**PROBLEM:** Give the listing again exactly, omitting its images.

═══ COLLECTED DATA ═══

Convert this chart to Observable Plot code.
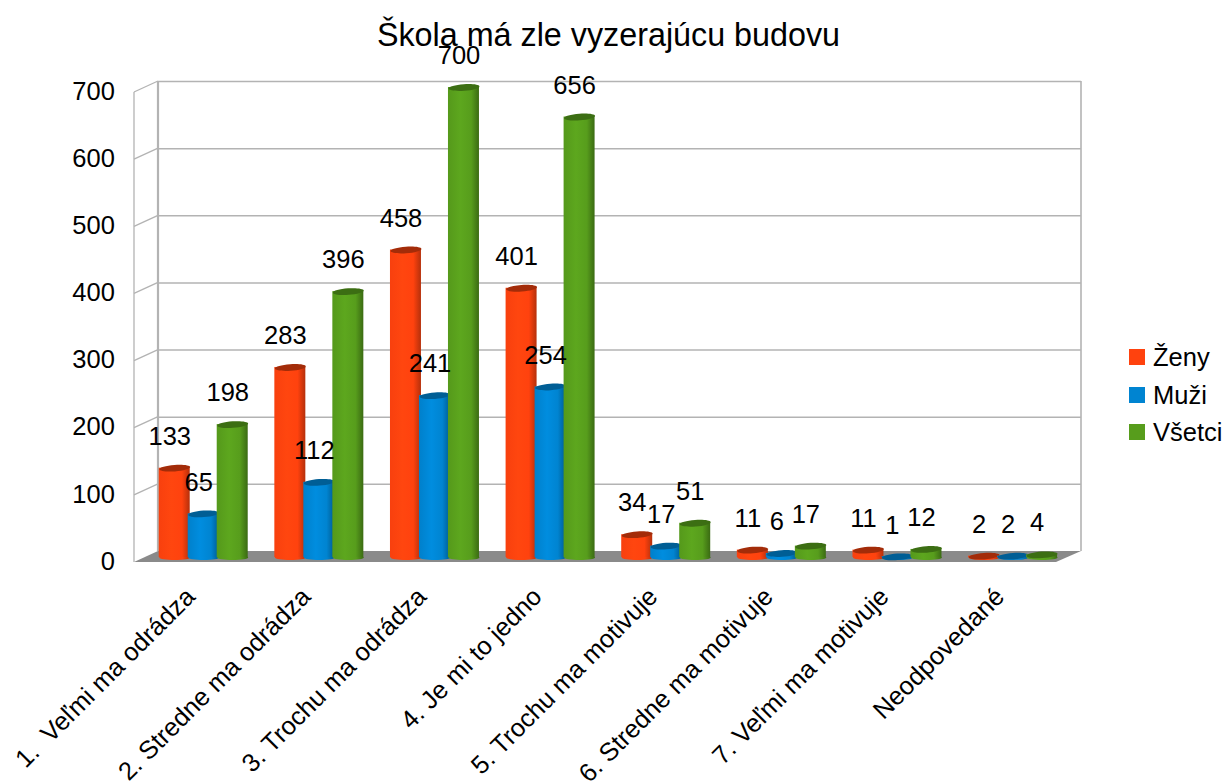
<!DOCTYPE html>
<html lang="sk">
<head>
<meta charset="utf-8">
<script src="https://cdn.jsdelivr.net/npm/d3@7"></script>
<script src="https://cdn.jsdelivr.net/npm/@observablehq/plot@0.6"></script>
<style>
html,body{margin:0;padding:0;background:#fff;font-family:"Liberation Sans",Arial,sans-serif;color:#000}
#wrap{position:relative;width:1227px;height:783px;overflow:hidden}
#title{position:absolute;left:0;top:15px;width:1217px;text-align:center;font-size:32.3px;line-height:40px;font-weight:normal;margin:0;z-index:2}
.lg{position:absolute;left:1129px;font-size:25.5px;line-height:30px;height:30px;white-space:nowrap}
.lg i{position:absolute;left:0;top:7px;width:16px;height:16px}
.lg span{position:absolute;left:24px;top:0}
</style>
</head>
<body>
<div id="wrap">
<h1 id="title">Škola má zle vyzerajúcu budovu</h1>
<div id="chart"></div>
<div id="legend"></div>
</div>
<script>
const categories = ["1.  Veľmi ma odrádza","2. Stredne ma odrádza","3. Trochu ma odrádza","4. Je mi to jedno","5. Trochu ma motivuje","6. Stredne ma motivuje","7. Veľmi ma motivuje","Neodpovedané"];
const zeny   = [133,283,458,401,34,11,11,2];
const muzi   = [65,112,241,254,17,6,1,2];
const vsetci = [198,396,700,656,51,17,12,4];
const seriesNames = ["Ženy","Muži","Všetci"];
const seriesColors = ["#ff420e","#0084d1","#579d1c"];
const seriesDark = ["#a32c09","#005e95","#3c6e13"];
const seriesEdge = ["#b5300b","#005c92","#3b6b13"];
const yTicks = [0,100,200,300,400,500,600,700];

const seriesValues = [zeny,muzi,vsetci];
const ids = ["gz","gm","gv"];
const offsets = [-29,0,29];

// flattened, slightly tilted ellipse used as the cylinder cap
function ellipseSymbol(w,h,tilt){
  return {draw(ctx){
    const k=0.5523, c=Math.cos(tilt), s=Math.sin(tilt);
    const p=(x,y)=>[x*c-y*s,x*s+y*c];
    const a=w/2,b=h/2;
    const seq=[[[a,k*b],[k*a,b],[0,b]],[[-k*a,b],[-a,k*b],[-a,0]],[[-a,-k*b],[-k*a,-b],[0,-b]],[[k*a,-b],[a,-k*b],[a,0]]];
    ctx.moveTo(...p(a,0));
    for(const q of seq) ctx.bezierCurveTo(...p(...q[0]),...p(...q[1]),...p(...q[2]));
    ctx.closePath();
  }};
}
const capSymbol = ellipseSymbol(31,6.5,-0.07);
const baseSymbol = ellipseSymbol(31,5,0);

const defsMark = () => {
  const defs = d3.create("svg:defs");
  ids.forEach((id,i)=>{
    const mid = d3.color(seriesColors[i]).brighter(0.18).formatHex();
    const g = defs.append("linearGradient").attr("id",id).attr("x1","0").attr("x2","1").attr("y1","0").attr("y2","0");
    g.append("stop").attr("offset","0").attr("stop-color",d3.color(seriesColors[i]).darker(0.08));
    g.append("stop").attr("offset","0.4").attr("stop-color",mid);
    g.append("stop").attr("offset","0.75").attr("stop-color",seriesColors[i]);
    g.append("stop").attr("offset","1").attr("stop-color",seriesEdge[i]);
  });
  return defs.node();
};

// floor and left side wall of the 3D box, tied to the y scale
const depthLeft = 12.6, depthFront = 5, depthBack = 6;
const wallMark = (index,{y},values,{marginLeft,width,marginRight}) => {
  const g = d3.create("svg:g");
  const x0 = marginLeft - 11.4, x1 = marginLeft + depthLeft, x2 = width - marginRight + 10.6, x3 = x2 - 25;
  g.append("path").attr("fill","#8a8a8a")
    .attr("d",`M${x0},${y(0)+depthFront}L${x1},${y(0)-depthBack}L${x2},${y(0)-depthBack}L${x3},${y(0)+depthFront}Z`);
  const stroke = (sel,w)=>sel.attr("stroke","#b3b3b3").attr("stroke-width",w).attr("fill","none");
  for(const t of yTicks.slice(1)){
    stroke(g.append("line"),1.3).attr("x1",x0).attr("y1",y(t)+depthFront).attr("x2",x1).attr("y2",y(t)-depthBack);
  }
  stroke(g.append("line"),1.3).attr("x1",x0).attr("y1",y(0)+depthFront).attr("x2",x0).attr("y2",y(700)+depthFront);
  stroke(g.append("line"),2.2).attr("x1",x1).attr("y1",y(0)-depthBack).attr("x2",x1).attr("y2",y(700)-depthBack);
  stroke(g.append("line"),1.6).attr("x1",x2).attr("y1",y(0)-depthBack).attr("x2",x2).attr("y2",y(700)-depthBack);
  return g.node();
};

const barMarks = seriesValues.flatMap((vals,i)=>{
  const rows = categories.map((c,j)=>({c,v:vals[j]}));
  const dx = offsets[i];
  return [
    Plot.dot(rows,{x:"c",y:()=>0,dx,dy:0,r:10,symbol:baseSymbol,fill:`url(#${ids[i]})`,stroke:"none"}),
    Plot.barY(rows,{x:"c",y:"v",dx,fill:`url(#${ids[i]})`,title:d=>`${seriesNames[i]}: ${d.v}`}),
    Plot.dot(rows,{x:"c",y:"v",dx,r:10,symbol:capSymbol,fill:seriesDark[i],stroke:"none"})
  ];
});
const labelMarks = seriesValues.map((vals,i)=>{
  const rows = categories.map((c,j)=>({c,v:vals[j]}));
  return Plot.text(rows,{x:"c",y:"v",text:d=>String(d.v),dx:offsets[i]-5,dy:-31.5,fontSize:25.5,fill:"#000"});
});

const chart = Plot.plot({
  width:1227, height:783,
  marginLeft:145.4, marginRight:156.6, marginTop:87, marginBottom:226,
  style:{fontFamily:"'Liberation Sans',Arial,sans-serif",background:"transparent",color:"#000"},
  x:{type:"band",domain:categories,paddingInner:0.732,paddingOuter:0.366,round:false,label:null},
  y:{domain:[0,700],label:null},
  marks:[
    defsMark,
    Plot.ruleY(yTicks.slice(1),{y:d=>d,dy:-6,insetLeft:12.6,insetRight:-10.6,stroke:"#b3b3b3",strokeWidth:1.5}),
    wallMark,
    ...barMarks,
    ...labelMarks,
    Plot.axisY({ticks:yTicks,tickSize:0,tickPadding:31,dy:4,fontSize:25.5,label:null}),
    Plot.axisX({tickSize:0,tickRotate:-45,tickPadding:30,dx:-13,dy:5,fontSize:25.5,label:null})
  ]
});
document.getElementById("chart").appendChild(chart);

const legend = document.getElementById("legend");
seriesNames.forEach((name,i)=>{
  const el=document.createElement("div");
  el.className="lg";
  el.style.top=(342+i*37.5)+"px";
  el.innerHTML=`<i style="background:${seriesColors[i]}"></i><span>${name}</span>`;
  legend.appendChild(el);
});
</script>
</body>
</html>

═══

**REPLY TO THE TASK:**
Convert this chart to Observable Plot code.
<!DOCTYPE html>
<html lang="sk">
<head>
<meta charset="utf-8">
<script src="https://cdn.jsdelivr.net/npm/d3@7"></script>
<script src="https://cdn.jsdelivr.net/npm/@observablehq/plot@0.6"></script>
<style>
html,body{margin:0;padding:0;background:#fff;font-family:"Liberation Sans",Arial,sans-serif;color:#000}
#wrap{position:relative;width:1227px;height:783px;overflow:hidden}
#title{position:absolute;left:0;top:15px;width:1217px;text-align:center;font-size:32.3px;line-height:40px;font-weight:normal;margin:0;z-index:2}
.lg{position:absolute;left:1129px;font-size:25.5px;line-height:30px;height:30px;white-space:nowrap}
.lg i{position:absolute;left:0;top:7px;width:16px;height:16px}
.lg span{position:absolute;left:24px;top:0}
</style>
</head>
<body>
<div id="wrap">
<h1 id="title">Škola má zle vyzerajúcu budovu</h1>
<div id="chart"></div>
<div id="legend"></div>
</div>
<script>
const categories = ["1.  Veľmi ma odrádza","2. Stredne ma odrádza","3. Trochu ma odrádza","4. Je mi to jedno","5. Trochu ma motivuje","6. Stredne ma motivuje","7. Veľmi ma motivuje","Neodpovedané"];
const zeny   = [133,283,458,401,34,11,11,2];
const muzi   = [65,112,241,254,17,6,1,2];
const vsetci = [198,396,700,656,51,17,12,4];
const seriesNames = ["Ženy","Muži","Všetci"];
const seriesColors = ["#ff420e","#0084d1","#579d1c"];
const seriesDark = ["#a32c09","#005e95","#3c6e13"];
const seriesEdge = ["#b5300b","#005c92","#3b6b13"];
const yTicks = [0,100,200,300,400,500,600,700];

const seriesValues = [zeny,muzi,vsetci];
const ids = ["gz","gm","gv"];
const offsets = [-29,0,29];

// flattened, slightly tilted ellipse used as the cylinder cap
function ellipseSymbol(w,h,tilt){
  return {draw(ctx){
    const k=0.5523, c=Math.cos(tilt), s=Math.sin(tilt);
    const p=(x,y)=>[x*c-y*s,x*s+y*c];
    const a=w/2,b=h/2;
    const seq=[[[a,k*b],[k*a,b],[0,b]],[[-k*a,b],[-a,k*b],[-a,0]],[[-a,-k*b],[-k*a,-b],[0,-b]],[[k*a,-b],[a,-k*b],[a,0]]];
    ctx.moveTo(...p(a,0));
    for(const q of seq) ctx.bezierCurveTo(...p(...q[0]),...p(...q[1]),...p(...q[2]));
    ctx.closePath();
  }};
}
const capSymbol = ellipseSymbol(31,6.5,-0.07);
const baseSymbol = ellipseSymbol(31,5,0);

const defsMark = () => {
  const defs = d3.create("svg:defs");
  ids.forEach((id,i)=>{
    const mid = d3.color(seriesColors[i]).brighter(0.18).formatHex();
    const g = defs.append("linearGradient").attr("id",id).attr("x1","0").attr("x2","1").attr("y1","0").attr("y2","0");
    g.append("stop").attr("offset","0").attr("stop-color",d3.color(seriesColors[i]).darker(0.08));
    g.append("stop").attr("offset","0.4").attr("stop-color",mid);
    g.append("stop").attr("offset","0.75").attr("stop-color",seriesColors[i]);
    g.append("stop").attr("offset","1").attr("stop-color",seriesEdge[i]);
  });
  return defs.node();
};

// floor and left side wall of the 3D box, tied to the y scale
const depthLeft = 12.6, depthFront = 5, depthBack = 6;
const wallMark = (index,{y},values,{marginLeft,width,marginRight}) => {
  const g = d3.create("svg:g");
  const x0 = marginLeft - 11.4, x1 = marginLeft + depthLeft, x2 = width - marginRight + 10.6, x3 = x2 - 25;
  g.append("path").attr("fill","#8a8a8a")
    .attr("d",`M${x0},${y(0)+depthFront}L${x1},${y(0)-depthBack}L${x2},${y(0)-depthBack}L${x3},${y(0)+depthFront}Z`);
  const stroke = (sel,w)=>sel.attr("stroke","#b3b3b3").attr("stroke-width",w).attr("fill","none");
  for(const t of yTicks.slice(1)){
    stroke(g.append("line"),1.3).attr("x1",x0).attr("y1",y(t)+depthFront).attr("x2",x1).attr("y2",y(t)-depthBack);
  }
  stroke(g.append("line"),1.3).attr("x1",x0).attr("y1",y(0)+depthFront).attr("x2",x0).attr("y2",y(700)+depthFront);
  stroke(g.append("line"),2.2).attr("x1",x1).attr("y1",y(0)-depthBack).attr("x2",x1).attr("y2",y(700)-depthBack);
  stroke(g.append("line"),1.6).attr("x1",x2).attr("y1",y(0)-depthBack).attr("x2",x2).attr("y2",y(700)-depthBack);
  return g.node();
};

const barMarks = seriesValues.flatMap((vals,i)=>{
  const rows = categories.map((c,j)=>({c,v:vals[j]}));
  const dx = offsets[i];
  return [
    Plot.dot(rows,{x:"c",y:()=>0,dx,dy:0,r:10,symbol:baseSymbol,fill:`url(#${ids[i]})`,stroke:"none"}),
    Plot.barY(rows,{x:"c",y:"v",dx,fill:`url(#${ids[i]})`,title:d=>`${seriesNames[i]}: ${d.v}`}),
    Plot.dot(rows,{x:"c",y:"v",dx,r:10,symbol:capSymbol,fill:seriesDark[i],stroke:"none"})
  ];
});
const labelMarks = seriesValues.map((vals,i)=>{
  const rows = categories.map((c,j)=>({c,v:vals[j]}));
  return Plot.text(rows,{x:"c",y:"v",text:d=>String(d.v),dx:offsets[i]-5,dy:-31.5,fontSize:25.5,fill:"#000"});
});

const chart = Plot.plot({
  width:1227, height:783,
  marginLeft:145.4, marginRight:156.6, marginTop:87, marginBottom:226,
  style:{fontFamily:"'Liberation Sans',Arial,sans-serif",background:"transparent",color:"#000"},
  x:{type:"band",domain:categories,paddingInner:0.732,paddingOuter:0.366,round:false,label:null},
  y:{domain:[0,700],label:null},
  marks:[
    defsMark,
    Plot.ruleY(yTicks.slice(1),{y:d=>d,dy:-6,insetLeft:12.6,insetRight:-10.6,stroke:"#b3b3b3",strokeWidth:1.5}),
    wallMark,
    ...barMarks,
    ...labelMarks,
    Plot.axisY({ticks:yTicks,tickSize:0,tickPadding:31,dy:4,fontSize:25.5,label:null}),
    Plot.axisX({tickSize:0,tickRotate:-45,tickPadding:30,dx:-13,dy:5,fontSize:25.5,label:null})
  ]
});
document.getElementById("chart").appendChild(chart);

const legend = document.getElementById("legend");
seriesNames.forEach((name,i)=>{
  const el=document.createElement("div");
  el.className="lg";
  el.style.top=(342+i*37.5)+"px";
  el.innerHTML=`<i style="background:${seriesColors[i]}"></i><span>${name}</span>`;
  legend.appendChild(el);
});
</script>
</body>
</html>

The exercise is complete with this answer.